Meanwhile, proponents of bottom-up budgeting, introduced in 2012, pressed hard-to-reconcile the goals of first, reforming undemocratic institutions via fortified civil societal organisations and second, problem-solving efficiency. That divide served to diminish its role even before Duterte nixed it altogether, and was exacerbated by the program’s ideologically consultative approach of incorporating stakeholders and expertise into cooperative deliberation on elite-defined policy problems.

Lastly, in Malaysia, we find the challenges of a deep-set and structurally reinforced particularist ideology, rendering any sustainable, shared alternative vision elusive. Rodan details how the deep permeation of that ideology has effectively scuttled periodic, carefully delimited initiatives for high-level economic policy consultation and transformation. Any real challenge to extant privilege, as well as critique of the integrity of state institutions, have been put beyond the pale. Last May’s electoral upset may have loosened strictures on the latter front, but to question racial privilege remains, for now, verboten. Over time, these initiatives have disabused many reformers otherwise willing to accept administrative incorporation of hopes of genuine influence. Overall, there are fewer consolidated state-sponsored, extra-parliamentary MOPs in Malaysia than in Singapore or the Philippines, even despite the launch, post-publication, of new consultative initiatives.

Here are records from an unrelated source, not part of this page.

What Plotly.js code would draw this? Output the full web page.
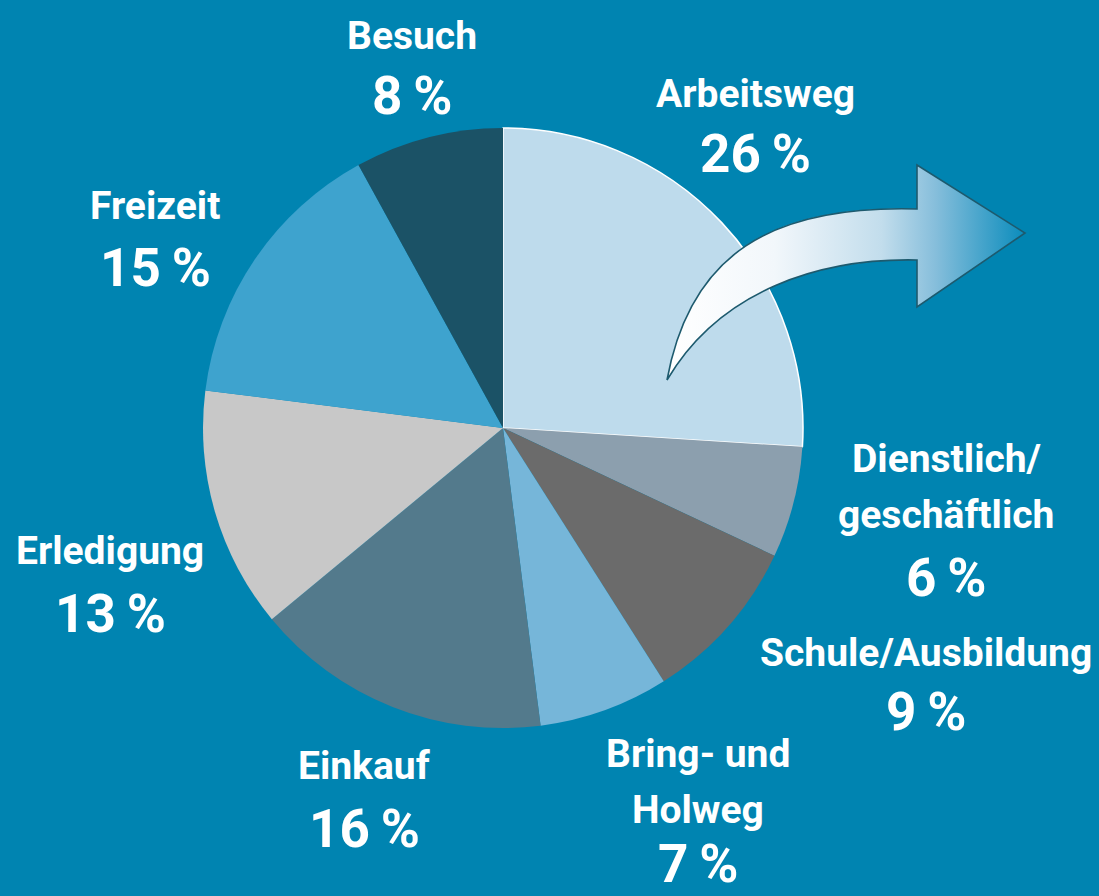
<!DOCTYPE html>
<html>
<head>
<meta charset="utf-8">
<script src="https://cdn.plot.ly/plotly-3.0.1.min.js"></script>
<style>
html,body{margin:0;padding:0;background:#0084B1;}
#chart{width:1099px;height:896px;}
</style>
</head>
<body>
<div id="chart"></div>
<script>
// ---- data ----
const categories = ["Arbeitsweg", "Dienstlich/ geschäftlich", "Schule/Ausbildung", "Bring- und Holweg", "Einkauf", "Erledigung", "Freizeit", "Besuch"];
const shares = [26, 6, 9, 7, 16, 13, 15, 8];
const labelLines = [["Arbeitsweg"], ["Dienstlich/", "geschäftlich"], ["Schule/Ausbildung"], ["Bring- und", "Holweg"], ["Einkauf"], ["Erledigung"], ["Freizeit"], ["Besuch"]];
const sliceColors = ["#BEDBEC", "#8C9FAE", "#6B6B6B", "#76B6D9", "#537A8C", "#C8C8C8", "#3EA3CE", "#1B5266"];

// ---- layout helpers (positions in px of the 1099x896 canvas) ----
const W = 1099, H = 896;
const FONT = "Roboto, 'Liberation Sans', sans-serif";
const labelPos = [
  {x: 755, ys: [94], py: 154},
  {x: 946, ys: [459, 515], py: 578},
  {x: 926, ys: [653], py: 712},
  {x: 698, ys: [754, 810], py: 864},
  {x: 364, ys: [766], py: 829},
  {x: 110, ys: [551], py: 614},
  {x: 155, ys: [206], py: 268},
  {x: 412, ys: [36], py: 96}
];

const annotations = [];
categories.forEach((c, i) => {
  const p = labelPos[i];
  labelLines[i].forEach((line, j) => {
    annotations.push({
      xref: 'paper', yref: 'paper', x: p.x / W, y: 1 - p.ys[j] / H,
      xanchor: 'center', yanchor: 'middle', showarrow: false,
      text: '<b>' + line + '</b>',
      font: {family: FONT, size: 39, color: '#FFFFFF'}
    });
  });
  annotations.push({
    xref: 'paper', yref: 'paper', x: p.x / W, y: 1 - p.py / H,
    xanchor: 'center', yanchor: 'middle', showarrow: false,
    text: '<b>' + shares[i] + '\u2009%</b>',
    font: {family: FONT, size: 53, color: '#FFFFFF'}
  });
});

// curved arrow (decoration) as an SVG image
const arrowSvg =
  '<svg xmlns="http://www.w3.org/2000/svg" width="1099" height="896" viewBox="0 0 1099 896">' +
  '<defs><linearGradient id="g" gradientUnits="userSpaceOnUse" x1="667" y1="0" x2="1025" y2="0">' +
  '<stop offset="0" stop-color="#FFFFFF"/>' +
  '<stop offset="0.3" stop-color="#F2F7FB"/>' +
  '<stop offset="0.6" stop-color="#C2DDEC"/>' +
  '<stop offset="0.75" stop-color="#86BEDB"/>' +
  '<stop offset="1" stop-color="#0A8CBC"/>' +
  '</linearGradient></defs>' +
  '<path d="M667,380 C690,255 770,205 917,209 L917,165 L1025,233 L917,307 L917,260 C820,258 720,290 667,380 Z" ' +
  'fill="url(#g)" stroke="#1D5A6E" stroke-width="1.6" stroke-linejoin="miter"/>' +
  '</svg>';
const arrowSrc = 'data:image/svg+xml;charset=utf-8,' + encodeURIComponent(arrowSvg);

const cx = 503, cy = 428, r = 300;
const trace = {
  type: 'pie',
  labels: categories,
  values: shares,
  sort: false,
  direction: 'clockwise',
  rotation: 0,
  textinfo: 'none',
  hoverinfo: 'label+percent',
  marker: {
    colors: sliceColors,
    line: {color: ['#FFFFFF', 'rgba(0,0,0,0)', 'rgba(0,0,0,0)', 'rgba(0,0,0,0)', 'rgba(0,0,0,0)', 'rgba(0,0,0,0)', 'rgba(0,0,0,0)', 'rgba(0,0,0,0)'],
           width: [1.5, 0, 0, 0, 0, 0, 0, 0]}
  },
  domain: {x: [(cx - r) / W, (cx + r) / W], y: [1 - (cy + r) / H, 1 - (cy - r) / H]},
  showlegend: false
};

const layout = {
  width: W, height: H,
  margin: {l: 0, r: 0, t: 0, b: 0, pad: 0},
  paper_bgcolor: '#0084B1',
  plot_bgcolor: '#0084B1',
  showlegend: false,
  annotations: annotations,
  images: [{
    source: arrowSrc, xref: 'paper', yref: 'paper',
    x: 0, y: 1, sizex: 1, sizey: 1, sizing: 'stretch',
    xanchor: 'left', yanchor: 'top', layer: 'above'
  }]
};

Plotly.newPlot('chart', [trace], layout, {displayModeBar: false, staticPlot: true});
</script>
</body>
</html>
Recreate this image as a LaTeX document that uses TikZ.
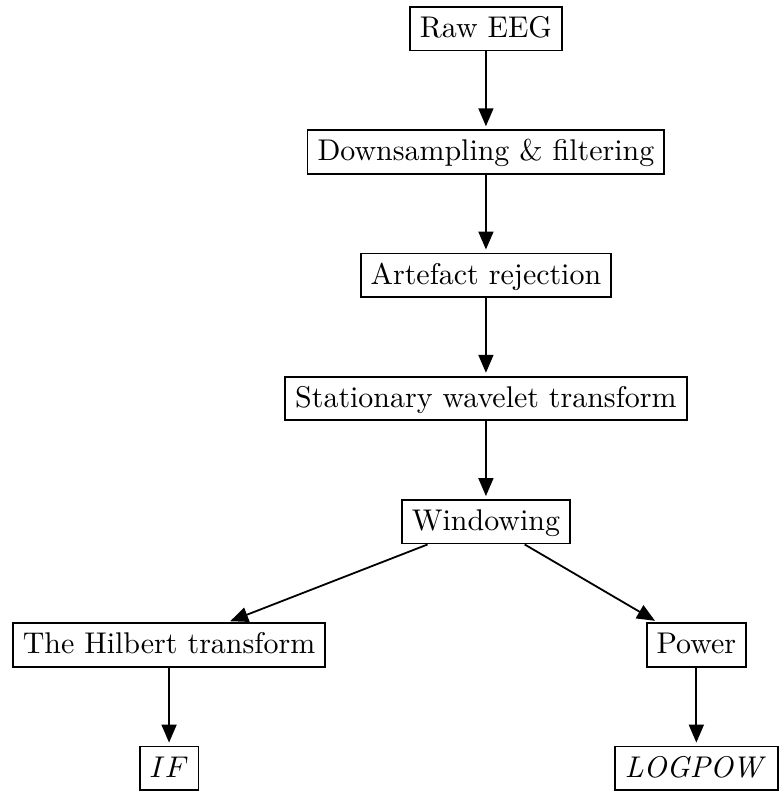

The more independent modes that have emerged in Malaysia also face hurdles. Efforts to coordinate within civil society, Rodan argues, as for restoration of local-government elections or broader electoral reform, had made headway even before the 2018 elections. This could be seen most notably in the at least minimal inclusion of nonpartisan local counsellors in opposition-controlled Penang and Selangor after 2008 and the wide-ranging, if more catch-all than coherent, Bersih coalition. But the vagaries of Malaysia’s political economy, as well as NGOs’ preference for prioritising liberal ideological notions of good governance and individual liberties rather than economic issues, intercede. Bersih, for instance, lacks “a socially redistributive reform agenda to address structural inequalities”, without which “UMNO’s particularist ideologies of race and ethnicity would remain seductive for many disadvantaged Malays”. The new government’s embrace of ethnic particularism as a core plank of its campaign strategy in 2018, he suggests, was an unsurprising result.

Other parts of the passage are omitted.